Struthers considers amending pay ordinance


By Jeanne Starmack

Two council members voted against bringing the measure to the floor.

STRUTHERS — City council is expected to vote on whether to amend a pay ordinance so new department heads can receive their full salaries beginning in their first year.

Since the passage of the 2006 ordinance, all new hires receive 80 percent of their salaries the first year, 90 percent the second year and then 100 percent, said Mayor Terry Stocker.

Stocker said he decided an amendment was needed because the city was about to lose its assistant manager at the wastewater-treatment plant. The assistant manager, Bob Gentile, would be the likely replacement for manager Rich DeLuca, who is retiring in January, Stocker said. But Gentile indicated he intended to take another job because he couldn’t make as much money in Struthers, Stocker said.

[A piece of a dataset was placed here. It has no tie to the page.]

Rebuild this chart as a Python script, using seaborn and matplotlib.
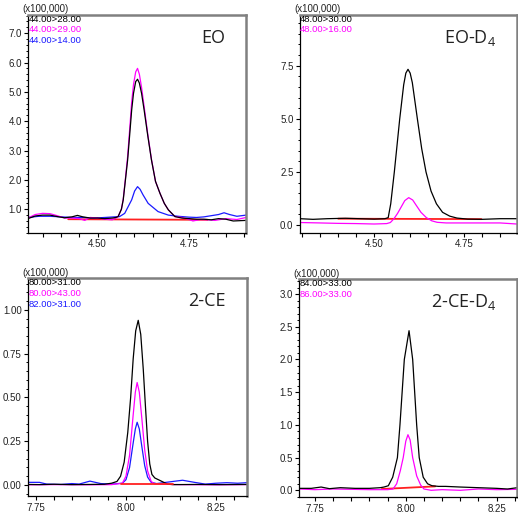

Stocker said it is important to keep Gentile because he has a specialized Class 4 license in wastewater treatment. Managers with that license are hard to find, he said.

He also said Gentile has 29 years’ experience and has been helping to manage the plant for 13 years.

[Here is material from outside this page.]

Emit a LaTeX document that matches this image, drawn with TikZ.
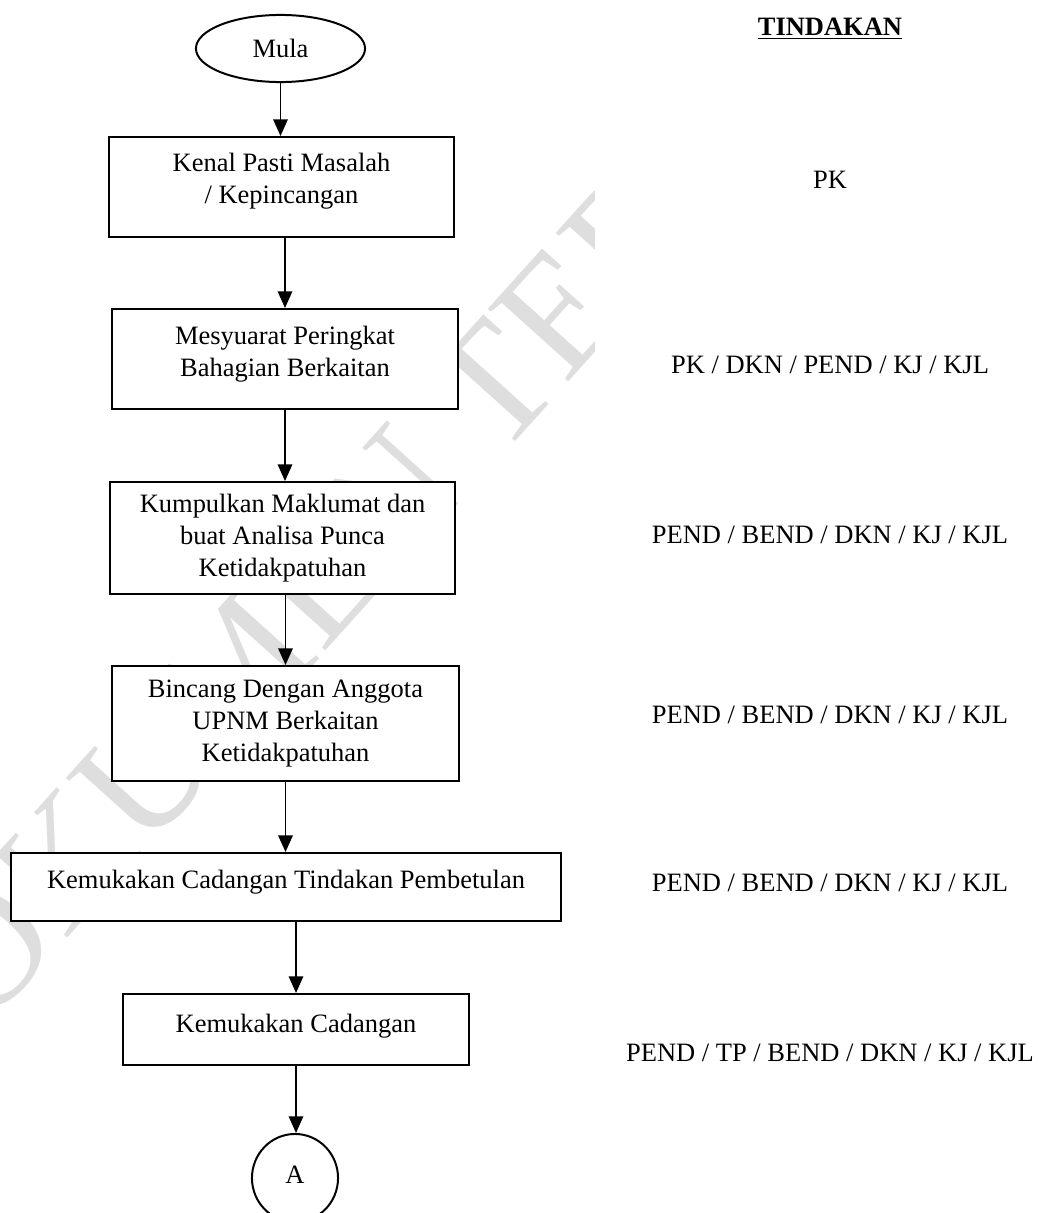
\documentclass[tikz,border=0pt]{standalone}
\usepackage{fontspec}
\setmainfont{Liberation Serif}
\usetikzlibrary{shapes.geometric,arrows.meta}
\tikzset{
  langkah/.style={draw, line width=0.9pt, fill=white, align=center,
    font=\fontsize{12}{14.5}\selectfont, inner sep=0pt},
  tindakan/.style={anchor=base, font=\fontsize{12}{14.5}\selectfont},
  anak/.style={-{Triangle[width=6.5pt,length=7.5pt]}, line width=0.8pt},
  tera/.style={text=black!13, font=\fontsize{75}{75}\selectfont, rotate=48,
    anchor=west, inner sep=0pt}
}
\begin{document}
\begin{tikzpicture}[x=0.453pt, y=-0.453pt]
      \useasboundingbox (0,0) rectangle (1038,1213);

      % tera air
      \node[tera] (wm) at (-56,995) {OKUMEN TER};
      \fill[white] (595,6) rectangle (1038,1213);

      % carta alir
      \node[langkah, ellipse, minimum width=76.6pt, minimum height=30.4pt] (mula) at (280.5,48.5) {Mula};
      \node[langkah, minimum width=156.3pt, minimum height=45.3pt, text depth=8.3pt] (b1) at (281.5,187) {Kenal Pasti Masalah\\/ Kepincangan};
      \node[langkah, minimum width=156.7pt, minimum height=45.3pt, text depth=7.3pt] (b2) at (285,359) {Mesyuarat Peringkat\\Bahagian Berkaitan};
      \node[langkah, minimum width=156.3pt, minimum height=50.7pt] (b3) at (282.5,538) {Kumpulkan Maklumat dan\\buat Analisa Punca\\Ketidakpatuhan};
      \node[langkah, minimum width=157.2pt, minimum height=52.1pt] (b4) at (285.5,723.5) {Bincang Dengan Anggota\\UPNM Berkaitan\\Ketidakpatuhan};
      \node[langkah, minimum width=249.2pt, minimum height=30.8pt, text depth=7.3pt] (b5) at (286,887) {Kemukakan Cadangan Tindakan Pembetulan};
      \node[langkah, minimum width=156.7pt, minimum height=32.2pt, text depth=6pt] (b6) at (296,1029.5) {Kemukakan Cadangan};
      \node[langkah, ellipse, minimum width=39pt, minimum height=39.9pt, text depth=3pt] (a) at (295,1178) {A};

      \draw[anak] (mula.south) -- (mula.south |- b1.north);
      \draw[anak] (b2.north |- b1.south) -- (b2.north);
      \draw[anak] (b2.south) -- (b2.south |- b3.north);
      \draw[anak] (b4.north |- b3.south) -- (b4.north);
      \draw[anak] (b4.south) -- (b4.south |- b5.north);
      \draw[anak] (b6.north |- b5.south) -- (b6.north);
      \draw[anak] (b6.south) -- (b6.south |- a.north);

      % tindakan
      \node[tindakan] (tajuk) at (830,35) {\underline{\textbf{TINDAKAN}}};
      \node[tindakan] (t1) at (830,188) {PK};
      \node[tindakan] (t2) at (830,373) {PK / DKN / PEND / KJ / KJL};
      \node[tindakan] (t3) at (830,543) {PEND / BEND / DKN / KJ / KJL};
      \node[tindakan] (t4) at (830,723) {PEND / BEND / DKN / KJ / KJL};
      \node[tindakan] (t5) at (830,891) {PEND / BEND / DKN / KJ / KJL};
      \node[tindakan] (t6) at (830,1061) {PEND / TP / BEND / DKN / KJ / KJL};
\end{tikzpicture}
\end{document}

Stocker said he voted in favor of the ordinance the way it was written when he was on council in 2006.

But after being faced with losing Gentile and after realizing the police chief and fire chief also will be retiring in 2011, Stocker decided to recommend the amendment, he said.

“You don’t want to apply the same to entry level as you do to your brightest and best and risk losing them,” he said.

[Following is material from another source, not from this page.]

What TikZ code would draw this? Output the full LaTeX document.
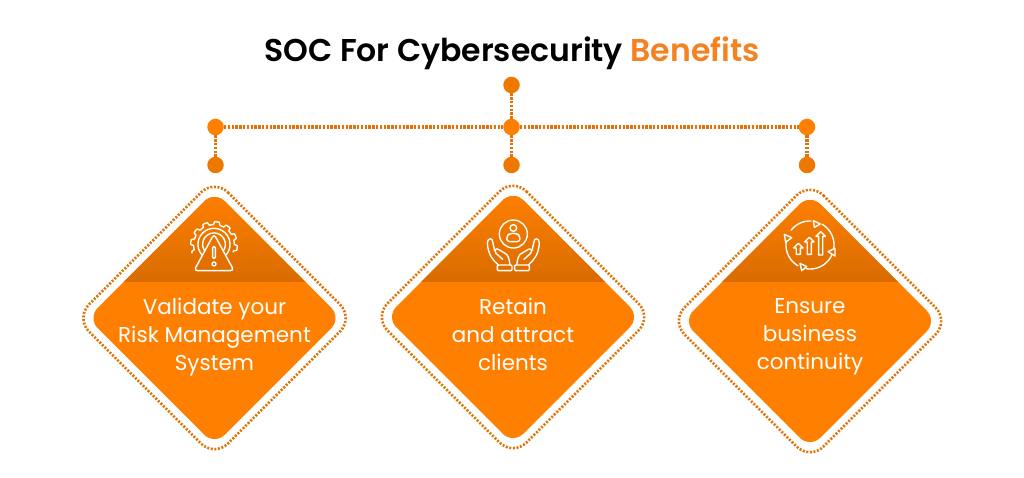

At an emergency meeting Oct. 16, council voted 5-0 to pass the amendment, but two members, Sherry Hartzell and Dan Yemma, were not there. The amendment needed six votes to pass in an emergency meeting, Stocker said.

So now, the amendment goes to a third reading, which will occur at the regular council meeting Wednesday. There, it will need a simple majority to pass.

Hartzell and Yemma had voted against bringing the amendment to the floor for a vote at the regular council meeting Oct. 14, said council clerk Megan Shorthouse.

Yemma said he thinks it’s fiscally irresponsible to change the ordinance, and it has already affected some department heads.

Hartzell said she wanted more time to discuss the amendment, adding that it took longer than “an hour” for council to pass the pay ordinance in 2006.

“They’re not willing to talk about it,” she said of the council majority and mayor. “They want it done their way.”